When I started photography in the 1990s, I used to see a lot of Boston professional photographers, whose work was decent-good, earning a good living. Most of them moved out of the city, retired or had to get a day job after the turn of the century. Only a few photographers from that time are still in the industry today. People who started photography around the same time as I did, they almost entirely disappeared from the industry.

So, what are the things to think about?

Let’s go back to Raymond Meier’s model of (1) financial support, (2) mentorship, (3) creative experimentalism, and (4) technological understanding. There is no longer a package deal that comes with all four. I think a successful photographer will have to figure out each component separately and put them together by him/herself.

There are some unpleasant truths here.

First of all, no actionable advice works. Schools are bankrupt because they can’t help their students to get jobs. Raymond Meier can no longer hand his success recipes to his graduating assistants because his recipe no longer works.

I get emails and occasionally meet young photographers who spent a considerable amount of time taking master workshops and online courses, telling me that who said to do this to succeed. They all sound too good to be true to me. Optimism is how people sell stuff, but that’s not my approach. You should always question why those people teach if they could make that much money practicing.

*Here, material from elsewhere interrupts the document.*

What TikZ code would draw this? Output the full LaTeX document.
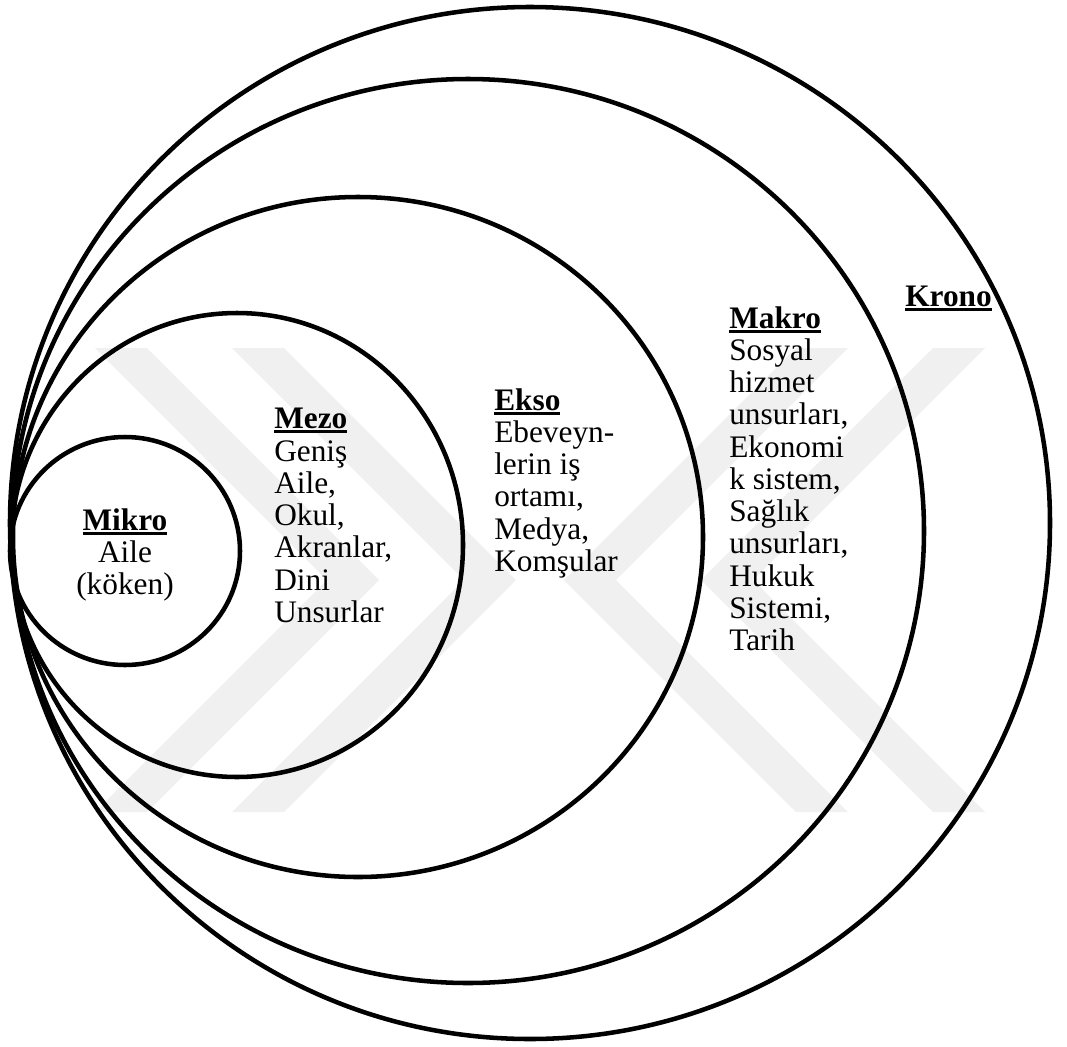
\documentclass[tikz,border=0pt]{standalone}
\usepackage{fontspec}
\setmainfont{Liberation Serif}
% bold heading with a heavy underline
\newcommand{\lvlhead}[1]{\setbox0\hbox{\bfseries #1}\leavevmode\rlap{\rule[-3.4pt]{\wd0}{2.2pt}}\box0}
\begin{document}
\begin{tikzpicture}[x=0.75pt,y=-0.75pt,
    ring/.style={draw=black,line width=3.4pt},
    band/.style={fill=black!6,draw=none},
    lvltext/.style={inner sep=0pt,font=\fontsize{23.5}{24.2}\selectfont}]
  \useasboundingbox (0,0) rectangle (1067,1046);
  \fill[white] (0,0) rectangle (1067,1046);

  % faint background chevrons
  \foreach \a in {95,232}{
    \path[band] (\a,348) -- ++(52,0) -- ++(232,232) -- ++(-232,232) -- ++(-52,0) -- ++(232,-232) -- cycle;
  }
  \foreach \a in {985,848}{
    \path[band] (\a,348) -- ++(-52,0) -- ++(-232,232) -- ++(232,232) -- ++(52,0) -- ++(-232,-232) -- cycle;
  }

  % nested system rings
  \draw[ring] (530,523) ellipse [x radius=520, y radius=516];
  \draw[ring] (468,531) ellipse [x radius=456, y radius=452];
  \draw[ring] (358,537) ellipse [x radius=345, y radius=340];
  \draw[ring] (237,545) ellipse [x radius=226, y radius=232];
  \draw[ring] (125,551) ellipse [x radius=115, y radius=114];

  % level labels
  \node[lvltext,align=center,anchor=north] (mikro) at (125,508)
    {\lvlhead{Mikro}\\Aile\\(köken)};
  \node[lvltext,align=left,anchor=north west] (mezo) at (274,408)
    {\lvlhead{Mezo}\\Geniş\\Aile,\\Okul,\\Akranlar,\\Dini\\Unsurlar};
  \node[lvltext,align=left,anchor=north west] (ekso) at (494,388)
    {\lvlhead{Ekso}\\Ebeveyn-\\lerin iş\\ortamı,\\Medya,\\Komşular};
  \node[lvltext,align=left,anchor=north west] (makro) at (729,306)
    {\lvlhead{Makro}\\Sosyal\\hizmet\\unsurları,\\Ekonomi\\k sistem,\\Sağlık\\unsurları,\\Hukuk\\Sistemi,\\Tarih};
  \node[lvltext,anchor=north west] (krono) at (905,286) {\lvlhead{Krono}};
\end{tikzpicture}
\end{document}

Second, you started photography probably because of your passion, but money issue is not going to go away no matter how successful you become. Today’s industry landscape is very different from the 1980s. Everyone is cutting cost, or they go out of business.

Third, there are few good mentors anymore. Even at the level of quick advice, good advice is difficult to get. Until several years ago, industrial organizations like APA, ASMP and PPA had a pretty good network of people who give good advice. But those networks are also shrinking.

Fourth, creative experimentalism is nearly dead. Most clients are extremely risk averse. No one has a budget for a small experimental creative failure. This was always true, but it has become very much more conservative. So, photographers have to set aside a part of our budget for creative experimentalism.

Finally, it is becoming increasingly obscure how you can monetize your creative capital. Creating your market seems one logical solution.

Photographers I know personally, still practicing and doing well today, have one thing in common. They had a specialty and created their own market. They invested so much in studying their subject matters very well. So, even if I wanted to steal their market, I can’t, not because I can’t shoot like them, but because they own the market. A lot of people tried to copy what they do and failed. In order to succeed today, you need to develop a unique yet marketable specialization and put a lot of effort in demand generation. Social media, website, direct mail, etc. are not the solution.